Even those mediums are changing.  People increasingly use and access information stored some where other than their computer.  The rise of cloud computing, not to mention big data, mean the tools needed to access information are becoming more sophisticated than ever.  Google is probably the biggest source of information for most people, alongside social media.

However there is a fine line between a library and a discovery tool.  A search engine is really the latter.  It contains nothing save records of your searches and other personally identifiable information.  The actual information is elsewhere in databases, web sites, and apps. A better comparison would be Ebsco Discovery Service which acts as a search engine for all of the company's database products and one's library catalog if configured to do so.

The trouble is the actual information sources are rapidly leaving the physical library which has muddied the waters.  Books still exist, and will for some time for various reasons, but many patrons increasingly want to access items available only over the internet.  Sometimes the library owns the actual materials - for example digitized photographs.  However such is not always the case.  Increasingly the library is merely a clearing house for products controlled by others, mostly private corporations. 
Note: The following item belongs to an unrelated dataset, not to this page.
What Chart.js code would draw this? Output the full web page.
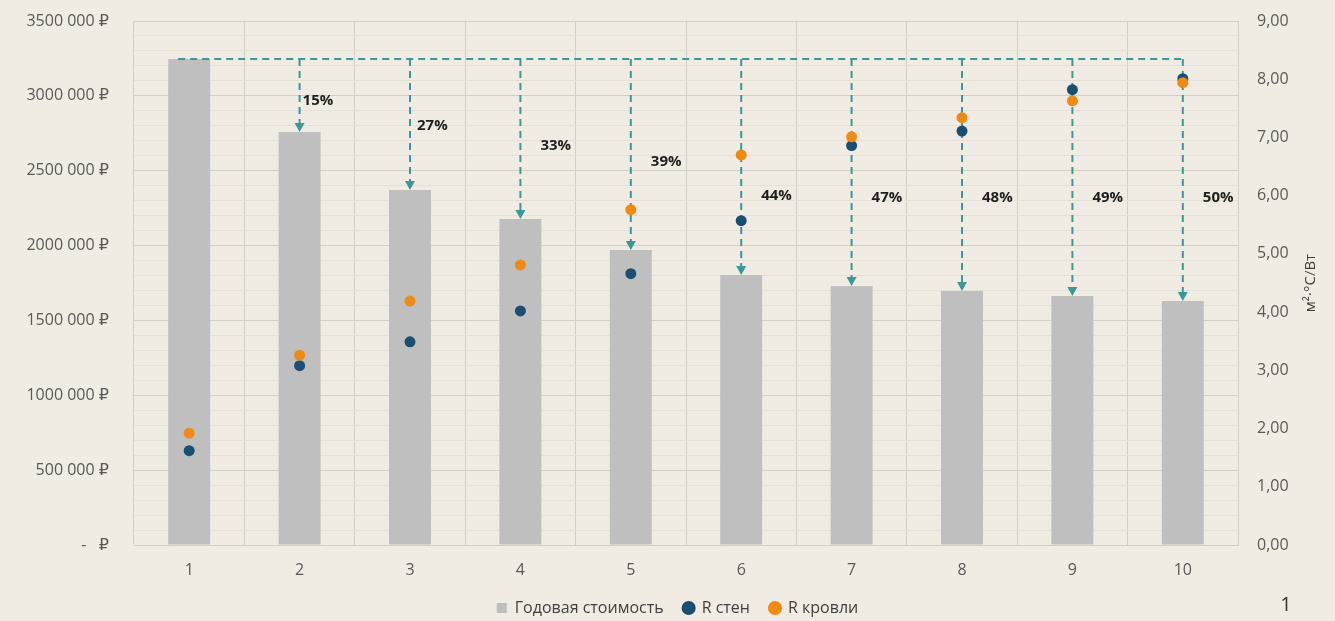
<!DOCTYPE html>
<html>
<head>
<meta charset="utf-8">
<script src="https://cdn.jsdelivr.net/npm/chart.js@4"></script>
<style>
  body { margin: 0; background: #f0ece3; }
  #wrap { width: 1335px; height: 621px; position: relative; }
</style>
</head>
<body>
<div id="wrap"><canvas id="cost-chart"></canvas></div>
<script>
// Chart data
const categories = ['1', '2', '3', '4', '5', '6', '7', '8', '9', '10'];
const yearly_cost = [3246000, 2759000, 2371000, 2178000, 1970000, 1804000, 1730000, 1697000, 1663000, 1630000];
const r_walls = [1.62, 3.08, 3.49, 4.02, 4.66, 5.57, 6.86, 7.11, 7.82, 8.01];
const r_roof = [1.92, 3.26, 4.19, 4.81, 5.76, 6.70, 7.01, 7.34, 7.63, 7.94];
const saving_labels = ['', '15%', '27%', '33%', '39%', '44%', '47%', '48%', '49%', '50%'];
// where the percent labels sit, in left-axis units
const saving_label_at = [0, 2966000, 2799000, 2665000, 2558000, 2331000, 2318000, 2318000, 2318000, 2318000];

const font_family = "'Open Sans', 'DejaVu Sans', sans-serif";
const teal = '#3a9896';

function format_rub(v) {
    if (v === 0) return '-   \u20BD';
    const s = String(v);
    // Excel style: "3500 000 ₽"
    return s.slice(0, s.length - 3) + ' ' + s.slice(-3) + ' \u20BD';
}

function draw_arrow_head(ctx, x, y) {
    ctx.beginPath();
    ctx.moveTo(x, y);
    ctx.lineTo(x - 5, y - 9);
    ctx.lineTo(x + 5, y - 9);
    ctx.closePath();
    ctx.fill();
}

// dashed arrows from the first bar down to every other bar
const arrows_plugin = {
    id: 'arrows',
    afterDatasetDraw(chart, args) {
        if (args.meta.type !== 'bar') return;
        const ctx = chart.ctx;
        const x_scale = chart.scales.x;
        const y_scale = chart.scales.y;
        const top_y = y_scale.getPixelForValue(yearly_cost[0]);
        const last_x = x_scale.getPixelForValue(categories.length - 1);
        ctx.save();
        ctx.strokeStyle = teal;
        ctx.fillStyle = teal;
        ctx.lineWidth = 2;
        ctx.setLineDash([7, 5]);
        ctx.beginPath();
        ctx.moveTo(x_scale.getPixelForValue(0) - 11, top_y);
        ctx.lineTo(last_x, top_y);
        ctx.stroke();
        for (let i = 1; i < yearly_cost.length; i++) {
            const x = x_scale.getPixelForValue(i);
            const bar_y = y_scale.getPixelForValue(yearly_cost[i]);
            ctx.beginPath();
            ctx.moveTo(x, top_y);
            ctx.lineTo(x, bar_y - 9);
            ctx.stroke();
            draw_arrow_head(ctx, x, bar_y);
        }
        ctx.setLineDash([]);
        ctx.fillStyle = '#1e1e1e';
        ctx.font = 'bold 15px ' + font_family;
        ctx.textBaseline = 'middle';
        for (let i = 1; i < saving_labels.length; i++) {
            const x = x_scale.getPixelForValue(i);
            const offset = i === 1 ? 3 : (i === 2 ? 7 : 20);
            ctx.fillText(saving_labels[i], x + offset, y_scale.getPixelForValue(saving_label_at[i]));
        }
        ctx.restore();
    },
    afterDraw(chart) {
        const ctx = chart.ctx;
        ctx.save();
        ctx.fillStyle = '#404040';
        ctx.font = '15px ' + font_family;
        ctx.textAlign = 'center';
        ctx.textBaseline = 'middle';
        ctx.translate(1311, 283);
        ctx.rotate(-Math.PI / 2);
        ctx.fillText('м²·°С/Вт', 0, 0);
        ctx.restore();
        ctx.save();
        ctx.fillStyle = '#333';
        ctx.font = '20px ' + font_family;
        ctx.textAlign = 'center';
        ctx.textBaseline = 'middle';
        ctx.fillText('1', 1286, 605);
        ctx.restore();
    }
};

const data = {
    labels: categories,
    datasets: [{
        type: 'bar',
        label: 'Годовая стоимость',
        data: yearly_cost,
        backgroundColor: '#bfbfbf',
        barPercentage: 0.38,
        categoryPercentage: 1,
        pointStyle: 'rect',
        yAxisID: 'y',
        order: 3
    }, {
        type: 'line',
        label: 'R стен',
        data: r_walls,
        showLine: false,
        backgroundColor: '#1b4e73',
        borderColor: '#1b4e73',
        borderWidth: 0,
        pointRadius: 5.5,
        pointStyle: 'circle',
        yAxisID: 'y1',
        order: 2
    }, {
        type: 'line',
        label: 'R кровли',
        data: r_roof,
        showLine: false,
        backgroundColor: '#ef8a14',
        borderColor: '#ef8a14',
        borderWidth: 0,
        pointRadius: 5.5,
        pointStyle: 'circle',
        yAxisID: 'y1',
        order: 1
    }]
};

const options = {
    responsive: true,
    maintainAspectRatio: false,
    animation: false,
    layout: { padding: { top: 21, left: 20, right: 0, bottom: -5 } },
    plugins: {
        tooltip: { enabled: false },
        legend: {
            position: 'bottom',
            labels: {
                usePointStyle: true,
                boxWidth: 10,
                boxHeight: 10,
                padding: 20,
                color: '#404040',
                font: { family: font_family, size: 16 },
                sort: (a, b) => a.datasetIndex - b.datasetIndex
            }
        }
    },
    scales: {
        x: {
            grid: { offset: true, color: '#d2cec8', drawTicks: false },
            border: { color: '#d2cec8' },
            ticks: { color: '#595959', padding: 16, font: { family: font_family, size: 16 } },
            afterFit(scale) { scale.height = 35; }
        },
        y: {
            position: 'left',
            min: 0,
            max: 3500000,
            grid: {
                drawTicks: false,
                color: (c) => (c.tick && c.tick.value % 500000 === 0) ? '#d2cec8' : '#e4e0d8'
            },
            border: { display: false },
            ticks: {
                stepSize: 100000,
                autoSkip: false,
                padding: 25,
                color: '#595959',
                font: { family: font_family, size: 16 },
                callback: (v) => (v % 500000 === 0 ? format_rub(v) : '')
            },
            afterFit(scale) {
                scale.width = 114;
                scale.paddingTop = 0;
                scale.paddingBottom = 0;
            }
        },
        y1: {
            position: 'right',
            min: 0,
            max: 9,
            grid: { drawOnChartArea: false, drawTicks: false },
            border: { display: false },
            ticks: {
                stepSize: 1,
                padding: 19,
                color: '#595959',
                font: { family: font_family, size: 16 },
                callback: (v) => v.toFixed(2).replace('.', ',')
            },
            afterFit(scale) {
                scale.width = 97;
                scale.paddingTop = 0;
                scale.paddingBottom = 0;
            }
        }
    }
};

const ctx = document.getElementById('cost-chart').getContext('2d');
const cost_chart = new Chart(ctx, {
    type: 'bar',
    data: data,
    options: options,
    plugins: [arrows_plugin]
});
</script>
</body>
</html>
So there has to be something more to the concept of the library.   In a lot of people's minds, libraries are just places with books.  While nostalgia can be a powerful force, the perception is neither accurate nor helpful.  The key ingredient in what makes a library - or a museum, archive, or any similar institution - is the human factor.   Within their walls are people willing to help and guide would be patrons.  Staff may create curated exhibits, pathfinders, or further describe materials purchased elsewhere.  They may create public programs, do outreach, or provide communal spaces in which to work.  Computers, wi-fi, and maker spaces are supplements which allow patrons to take the information gleaned from the sources in the library and apply it in new and different ways.

A better analogy for a library would be a department store.  It too is a physical place full of goods purchased elsewhere.  Today almost anything sold to consumers can be bought on Amazon.  However the array of products available there is bewildering so finding what one wants can be challenging.  Brick and mortar stores have people in them who can make recommendations and point one in the right direction (at least theoretically).  Furthermore the relatively narrower choices actually makes decision making easier because there are only so many options the human brain can consider at any one time.

The idea of the library as a department store is not perfect.  Retail sales associates are typically low paid workers, where as librarians are trained professionals.  The issue of labor practices in the retail world are beyond the scope of this post.  However emphasizing the human element over the presence of books as the most important part of libraries puts us all in a far better position going forward.  It shifts the perception of the library to be something valuable rather than a holdover of the past.  A similar argument can be made for archives and museums, however they are already in a stronger position as their materials are largely unique to each institution.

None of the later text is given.